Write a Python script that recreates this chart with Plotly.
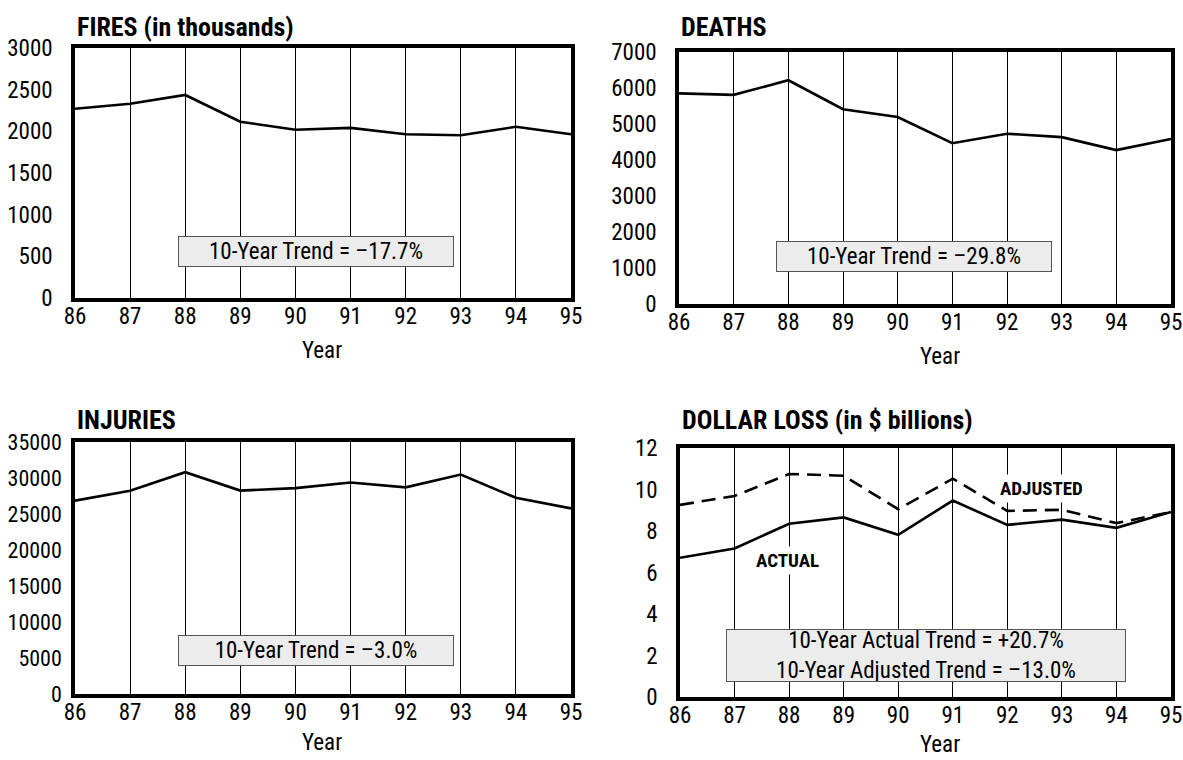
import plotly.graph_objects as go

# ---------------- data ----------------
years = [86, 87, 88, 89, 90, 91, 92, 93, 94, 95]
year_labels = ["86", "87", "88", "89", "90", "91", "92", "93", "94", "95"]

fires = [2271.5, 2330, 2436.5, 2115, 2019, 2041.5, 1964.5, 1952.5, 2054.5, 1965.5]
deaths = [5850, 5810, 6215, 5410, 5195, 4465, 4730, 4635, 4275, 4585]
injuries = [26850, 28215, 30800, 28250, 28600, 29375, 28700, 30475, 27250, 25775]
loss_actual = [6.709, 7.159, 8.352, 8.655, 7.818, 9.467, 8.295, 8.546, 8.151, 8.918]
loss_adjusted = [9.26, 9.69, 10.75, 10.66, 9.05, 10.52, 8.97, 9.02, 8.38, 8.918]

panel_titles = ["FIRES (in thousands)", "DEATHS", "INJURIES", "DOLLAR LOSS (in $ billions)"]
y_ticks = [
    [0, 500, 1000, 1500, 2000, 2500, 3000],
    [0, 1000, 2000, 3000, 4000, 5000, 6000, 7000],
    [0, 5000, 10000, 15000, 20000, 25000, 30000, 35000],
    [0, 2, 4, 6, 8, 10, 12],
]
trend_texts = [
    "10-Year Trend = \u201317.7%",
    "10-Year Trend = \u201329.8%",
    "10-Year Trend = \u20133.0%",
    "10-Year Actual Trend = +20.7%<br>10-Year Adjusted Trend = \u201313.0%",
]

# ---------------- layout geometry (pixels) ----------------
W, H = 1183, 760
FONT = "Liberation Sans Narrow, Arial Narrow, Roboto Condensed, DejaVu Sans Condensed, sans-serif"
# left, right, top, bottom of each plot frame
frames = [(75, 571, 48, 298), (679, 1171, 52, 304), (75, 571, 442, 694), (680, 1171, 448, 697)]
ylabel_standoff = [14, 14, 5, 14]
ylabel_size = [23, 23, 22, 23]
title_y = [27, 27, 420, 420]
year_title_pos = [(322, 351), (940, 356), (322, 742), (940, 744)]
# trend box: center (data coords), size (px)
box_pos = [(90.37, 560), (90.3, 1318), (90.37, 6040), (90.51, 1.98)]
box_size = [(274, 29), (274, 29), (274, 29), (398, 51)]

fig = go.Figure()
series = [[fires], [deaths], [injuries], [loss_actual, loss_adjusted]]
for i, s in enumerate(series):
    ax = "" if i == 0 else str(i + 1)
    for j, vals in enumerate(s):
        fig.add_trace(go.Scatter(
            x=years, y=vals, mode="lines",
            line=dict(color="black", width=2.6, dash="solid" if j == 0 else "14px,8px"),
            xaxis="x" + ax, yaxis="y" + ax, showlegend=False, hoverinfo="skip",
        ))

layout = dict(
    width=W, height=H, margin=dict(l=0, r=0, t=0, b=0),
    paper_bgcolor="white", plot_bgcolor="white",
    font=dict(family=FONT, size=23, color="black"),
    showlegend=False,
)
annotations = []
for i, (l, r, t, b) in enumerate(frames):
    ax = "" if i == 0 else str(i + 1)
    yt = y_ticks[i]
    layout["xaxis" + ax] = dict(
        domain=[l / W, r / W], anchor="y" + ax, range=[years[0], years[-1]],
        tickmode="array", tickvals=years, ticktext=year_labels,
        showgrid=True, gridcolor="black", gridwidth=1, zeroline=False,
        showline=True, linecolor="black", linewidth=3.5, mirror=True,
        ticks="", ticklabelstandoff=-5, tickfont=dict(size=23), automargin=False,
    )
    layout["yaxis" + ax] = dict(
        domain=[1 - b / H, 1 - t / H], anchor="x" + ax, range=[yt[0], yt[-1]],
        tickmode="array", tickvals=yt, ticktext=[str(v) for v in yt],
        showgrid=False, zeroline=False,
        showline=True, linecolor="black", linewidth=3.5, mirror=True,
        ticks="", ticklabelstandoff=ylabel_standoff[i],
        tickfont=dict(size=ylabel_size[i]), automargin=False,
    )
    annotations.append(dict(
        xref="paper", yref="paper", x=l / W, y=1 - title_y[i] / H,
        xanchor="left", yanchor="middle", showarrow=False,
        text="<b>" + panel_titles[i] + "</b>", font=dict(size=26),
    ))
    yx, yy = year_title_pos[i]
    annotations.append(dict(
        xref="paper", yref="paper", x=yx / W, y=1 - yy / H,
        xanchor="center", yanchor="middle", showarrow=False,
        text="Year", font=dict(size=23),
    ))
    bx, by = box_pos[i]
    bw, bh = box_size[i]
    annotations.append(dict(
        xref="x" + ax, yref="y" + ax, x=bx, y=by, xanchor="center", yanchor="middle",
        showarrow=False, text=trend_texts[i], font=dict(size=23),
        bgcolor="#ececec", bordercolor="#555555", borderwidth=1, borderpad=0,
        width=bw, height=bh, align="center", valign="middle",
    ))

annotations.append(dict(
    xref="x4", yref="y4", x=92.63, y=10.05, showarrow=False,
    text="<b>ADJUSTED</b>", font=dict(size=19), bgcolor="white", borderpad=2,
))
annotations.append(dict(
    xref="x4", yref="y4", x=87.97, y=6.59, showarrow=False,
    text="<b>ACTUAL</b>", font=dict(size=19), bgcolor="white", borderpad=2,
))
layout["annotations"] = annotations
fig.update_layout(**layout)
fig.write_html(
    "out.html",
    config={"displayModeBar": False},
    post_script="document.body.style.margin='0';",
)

....

Quote the data above in full, leaving out the pictures it holds.

= REPLY =
Write a Python script that recreates this chart with Plotly.
import plotly.graph_objects as go

# ---------------- data ----------------
years = [86, 87, 88, 89, 90, 91, 92, 93, 94, 95]
year_labels = ["86", "87", "88", "89", "90", "91", "92", "93", "94", "95"]

fires = [2271.5, 2330, 2436.5, 2115, 2019, 2041.5, 1964.5, 1952.5, 2054.5, 1965.5]
deaths = [5850, 5810, 6215, 5410, 5195, 4465, 4730, 4635, 4275, 4585]
injuries = [26850, 28215, 30800, 28250, 28600, 29375, 28700, 30475, 27250, 25775]
loss_actual = [6.709, 7.159, 8.352, 8.655, 7.818, 9.467, 8.295, 8.546, 8.151, 8.918]
loss_adjusted = [9.26, 9.69, 10.75, 10.66, 9.05, 10.52, 8.97, 9.02, 8.38, 8.918]

panel_titles = ["FIRES (in thousands)", "DEATHS", "INJURIES", "DOLLAR LOSS (in $ billions)"]
y_ticks = [
    [0, 500, 1000, 1500, 2000, 2500, 3000],
    [0, 1000, 2000, 3000, 4000, 5000, 6000, 7000],
    [0, 5000, 10000, 15000, 20000, 25000, 30000, 35000],
    [0, 2, 4, 6, 8, 10, 12],
]
trend_texts = [
    "10-Year Trend = \u201317.7%",
    "10-Year Trend = \u201329.8%",
    "10-Year Trend = \u20133.0%",
    "10-Year Actual Trend = +20.7%<br>10-Year Adjusted Trend = \u201313.0%",
]

# ---------------- layout geometry (pixels) ----------------
W, H = 1183, 760
FONT = "Liberation Sans Narrow, Arial Narrow, Roboto Condensed, DejaVu Sans Condensed, sans-serif"
# left, right, top, bottom of each plot frame
frames = [(75, 571, 48, 298), (679, 1171, 52, 304), (75, 571, 442, 694), (680, 1171, 448, 697)]
ylabel_standoff = [14, 14, 5, 14]
ylabel_size = [23, 23, 22, 23]
title_y = [27, 27, 420, 420]
year_title_pos = [(322, 351), (940, 356), (322, 742), (940, 744)]
# trend box: center (data coords), size (px)
box_pos = [(90.37, 560), (90.3, 1318), (90.37, 6040), (90.51, 1.98)]
box_size = [(274, 29), (274, 29), (274, 29), (398, 51)]

fig = go.Figure()
series = [[fires], [deaths], [injuries], [loss_actual, loss_adjusted]]
for i, s in enumerate(series):
    ax = "" if i == 0 else str(i + 1)
    for j, vals in enumerate(s):
        fig.add_trace(go.Scatter(
            x=years, y=vals, mode="lines",
            line=dict(color="black", width=2.6, dash="solid" if j == 0 else "14px,8px"),
            xaxis="x" + ax, yaxis="y" + ax, showlegend=False, hoverinfo="skip",
        ))

layout = dict(
    width=W, height=H, margin=dict(l=0, r=0, t=0, b=0),
    paper_bgcolor="white", plot_bgcolor="white",
    font=dict(family=FONT, size=23, color="black"),
    showlegend=False,
)
annotations = []
for i, (l, r, t, b) in enumerate(frames):
    ax = "" if i == 0 else str(i + 1)
    yt = y_ticks[i]
    layout["xaxis" + ax] = dict(
        domain=[l / W, r / W], anchor="y" + ax, range=[years[0], years[-1]],
        tickmode="array", tickvals=years, ticktext=year_labels,
        showgrid=True, gridcolor="black", gridwidth=1, zeroline=False,
        showline=True, linecolor="black", linewidth=3.5, mirror=True,
        ticks="", ticklabelstandoff=-5, tickfont=dict(size=23), automargin=False,
    )
    layout["yaxis" + ax] = dict(
        domain=[1 - b / H, 1 - t / H], anchor="x" + ax, range=[yt[0], yt[-1]],
        tickmode="array", tickvals=yt, ticktext=[str(v) for v in yt],
        showgrid=False, zeroline=False,
        showline=True, linecolor="black", linewidth=3.5, mirror=True,
        ticks="", ticklabelstandoff=ylabel_standoff[i],
        tickfont=dict(size=ylabel_size[i]), automargin=False,
    )
    annotations.append(dict(
        xref="paper", yref="paper", x=l / W, y=1 - title_y[i] / H,
        xanchor="left", yanchor="middle", showarrow=False,
        text="<b>" + panel_titles[i] + "</b>", font=dict(size=26),
    ))
    yx, yy = year_title_pos[i]
    annotations.append(dict(
        xref="paper", yref="paper", x=yx / W, y=1 - yy / H,
        xanchor="center", yanchor="middle", showarrow=False,
        text="Year", font=dict(size=23),
    ))
    bx, by = box_pos[i]
    bw, bh = box_size[i]
    annotations.append(dict(
        xref="x" + ax, yref="y" + ax, x=bx, y=by, xanchor="center", yanchor="middle",
        showarrow=False, text=trend_texts[i], font=dict(size=23),
        bgcolor="#ececec", bordercolor="#555555", borderwidth=1, borderpad=0,
        width=bw, height=bh, align="center", valign="middle",
    ))

annotations.append(dict(
    xref="x4", yref="y4", x=92.63, y=10.05, showarrow=False,
    text="<b>ADJUSTED</b>", font=dict(size=19), bgcolor="white", borderpad=2,
))
annotations.append(dict(
    xref="x4", yref="y4", x=87.97, y=6.59, showarrow=False,
    text="<b>ACTUAL</b>", font=dict(size=19), bgcolor="white", borderpad=2,
))
layout["annotations"] = annotations
fig.update_layout(**layout)
fig.write_html(
    "out.html",
    config={"displayModeBar": False},
    post_script="document.body.style.margin='0';",
)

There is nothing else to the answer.